Ugly is the new pretty

An art student’s perspective on the unusual side of art

One of the hardest pieces Junior Nhi Pham has ever accomplished is ‘Delusion.’ She spent two weeks sketching and one month coloring the piece. Even though Pham spent a generous amount of time creating her piece, the process reminded her of what art stands for in her life.

Pham’s passion for art started with doodling when she was younger. Pham, who is currently taking AP Art IV Drawing, wanted to make art a serious hobby once she pursued it in eighth grade.

“I used to make comic strips about my friends,” Pham said. “I wanted to make things at a more refined level. When I was little, it was just for fun, but now I want to make something that I could be critiqued off of.”

Pham has competed in the Visual Arts Scholastic Event (VASE) for the past two years and plans to compete again this year. If a student received a four rating on their piece, they can compete at state. Pham has reached state level in the past two years. She is planning on submitting pieces based on her art concentration ‘Barriers,’ which is a broad topic students choose for their art pieces.

“I had to focus on things that separate people,” Pham said. “So I have to do multiple pieces that reflect that theme. My parody ‘Romeo and Juliet’ piece is talking about the barrier of love. [In my piece] the man is in a comic book and he’s reaching out to a woman who is reaching out of a television and they can’t reach each other.”

For VASE last year, Pham submitted a painting called ‘Delusion.’ This piece is a representation of Pham’s unique artistic perspective which focuses on capturing the unusual characteristics of art rather than the more traditionally attractive side.

“Most of the time, art is portrayed through pretty-looking faces and so I wanted to do something that was more interesting,” Pham said. “So by making my face ugly and more distorted, I thought it would be more interesting to draw and more interesting to look at. Art doesn’t always have to show the prettiest or most aesthetically pleasing perspectives.”

According to Pham, people usually consider the idea of nature as appealing and pleasing but in her piece, ‘Delusion,’ she conveys the message that not everything is the way it seems.

“I think it’s just more interesting to the eye to see something that’s not conventional pretty,” Pham said. “So I guess whenever I look at art by other artists, I like to look at more gruesome pieces than I do pretty landscape paintings just because there’s more to see and it speaks more when it’s talking about an ugly message.”

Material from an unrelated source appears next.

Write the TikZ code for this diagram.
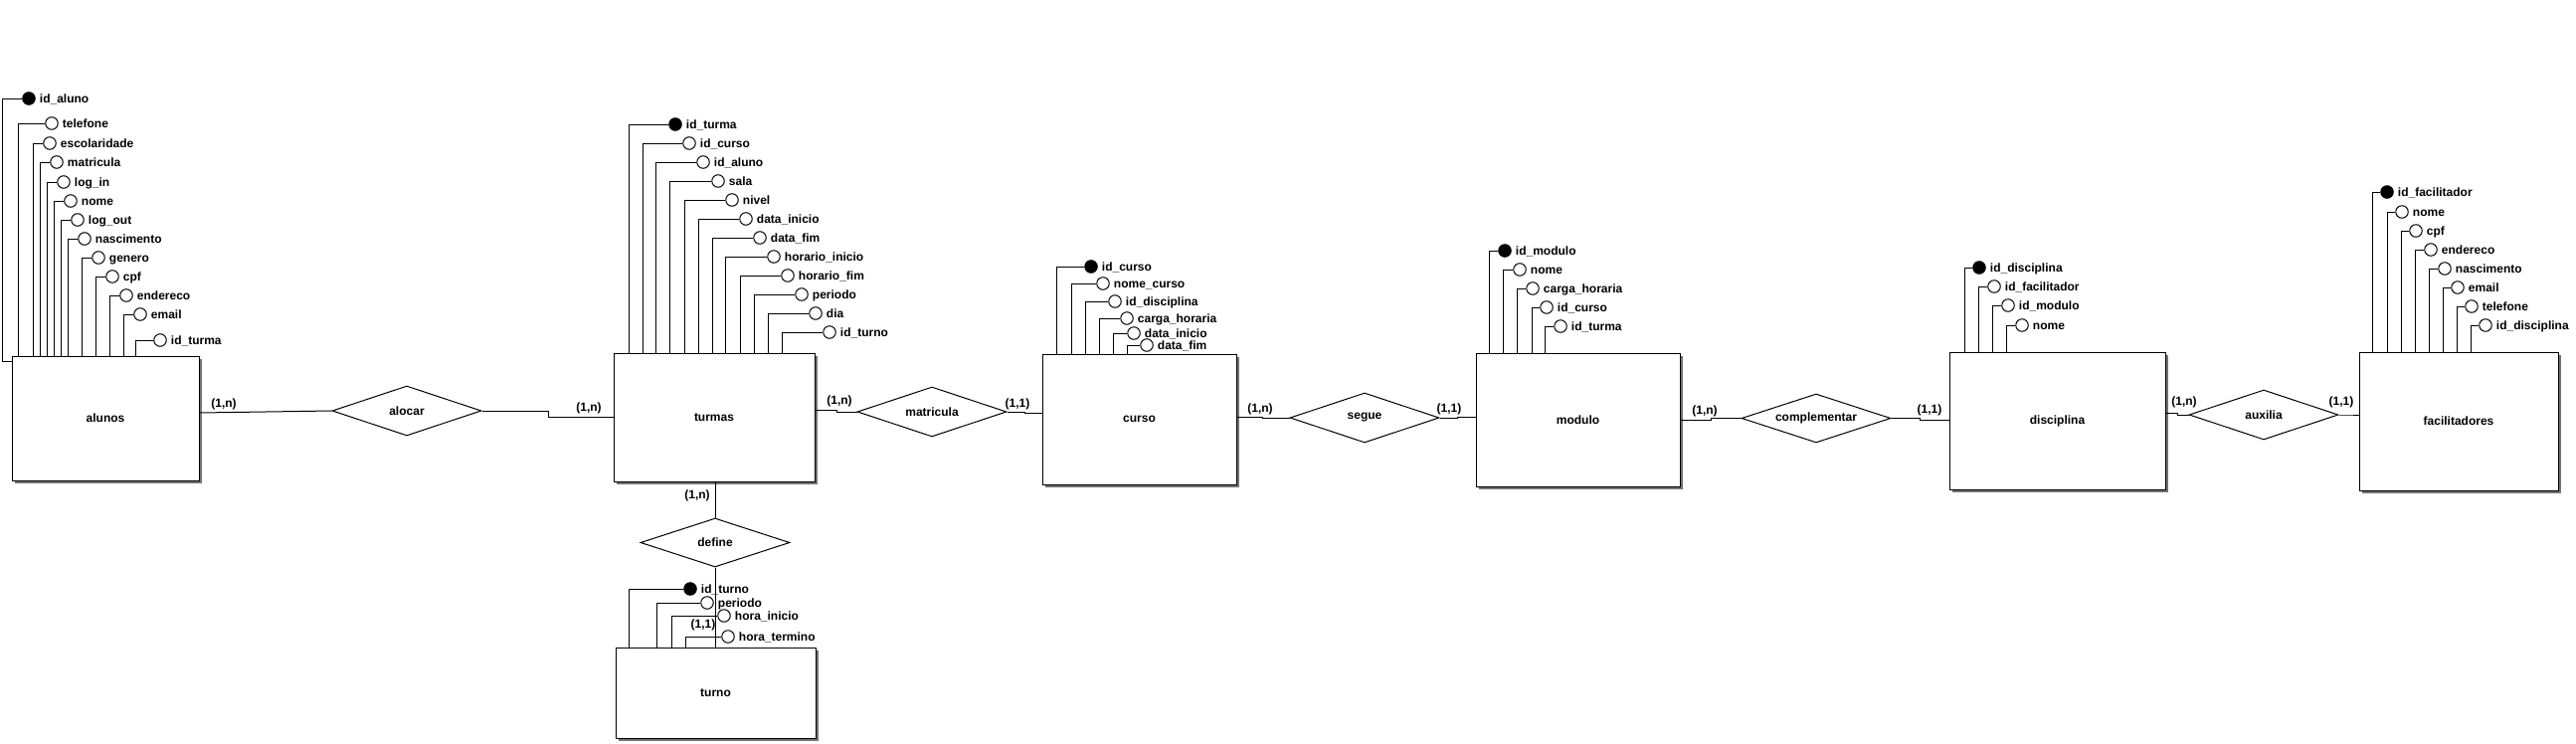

Pham’s art teacher Jennifer Russell has seen a progression in Pham’s art over her two years of teaching Pham. Russell said typically looks for students who aren’t afraid to mess up and learn from their mistakes, which is a characteristic she had seen in Pham.

“I think in concepts, she’s always looking for a different ideas,” Russell said. “She’s always looking for something a little deeper than the normal student. As she gets older she experiences different things, hears more news and reads about more things. Her ideas are constantly changing and that’s what I’ve seen her grow in the most.”

Pham enjoys the freedom to explore ideas and use her imagination. The idea of creating and finished a product is something Pham is passionate about. Pham said she has learned that if you only half-heartedly enjoy an idea, it’s better to start from scratch and explore an idea you are enthusiastic about.

“I think art should be emotional,” Pham said. “I think it should evoke something in you and if a piece doesn’t make you feel something, then it’s not art.”